Author: Mary Beard
First Published: December 12, 2017
Genres: Essays, Feminism, Politics
At long last, Mary Beard addresses in one brave book the misogynists and trolls who mercilessly attack and demean women the world over, including, very often, Mary herself. In Women & Power, she traces the origins of this misogyny to its ancient roots, examining the pitfalls of gender and the ways that history has mistreated strong women since time immemorial. As far back as Homer’s Odyssey, Beard shows, women have been prohibited from leadership roles in civic life, public speech being defined as inherently male. From Medusa to Philomela (whose tongue was cut out), from Hillary Clinton to Elizabeth Warren (who was told to sit down), Beard draws illuminating parallels between our cultural assumptions about women’s relationship to power―and how powerful women provide a necessary example for all women who must resist being vacuumed into a male template. With personal reflections on her own online experiences with sexism, Beard asks: If women aren’t perceived to be within the structure of power, isn’t it power itself we need to redefine? And how many more centuries should we be expected to wait?
Women & Power is a pair of essays by classicist Mary Beard and it is a great example of how history can provide context for the present day. The author does a phenomenal job linking Greek and Roman mythology to present-day attitudes toward women in power. She dissects the tradition of viewing public speech as a defining male trait.
Beard offers a compelling argument about the way that public speech has been tied to power and by extension masculinity since ancient times. It’s an interesting idea to consider and her essays are well researched, using examples from a multitude of famous phrases, mythology, and plays to back up her assertions. I also liked the present-day examples of the way that different female world leaders either adopt or subvert this idea of power being inherently masculine.
“For a start it doesn’t much matter what line you take as a woman, if you venture into traditional male territory, the abuse comes anyway. It is not what you say that prompts it, it’s simply the fact that you’re saying it.”
The book goes further by discussing the abuses doled out by both the media and internet trolls toward any public statement made by women, even referencing some of the harassment that Beard has suffered personally. I was unaware of this and had to do some research on my own, so it would have been nice to know about the events that Beard was referencing within the essays themselves. I don’t like essays that assume that the reader is already familiar with the author.

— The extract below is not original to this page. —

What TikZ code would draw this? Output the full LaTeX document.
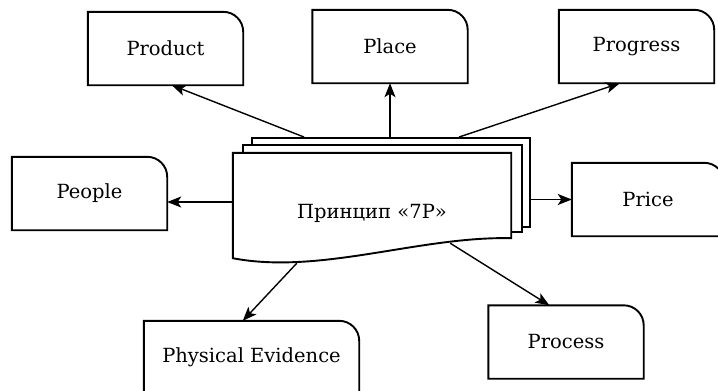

All in all a fast and thought-provoking read, excellent for anyone interested in feminism and classics. I completed this book in one sitting and highlighted many passages as it gave me a lot of concepts to chew on. My only minor gripes are that this subject deserves so much more time and detail, and I wouldn’t call this book much of a manifesto. It also is politically liberal, which was just fine for me but I know it will push some readers away from a book that I think could be really beneficial for education.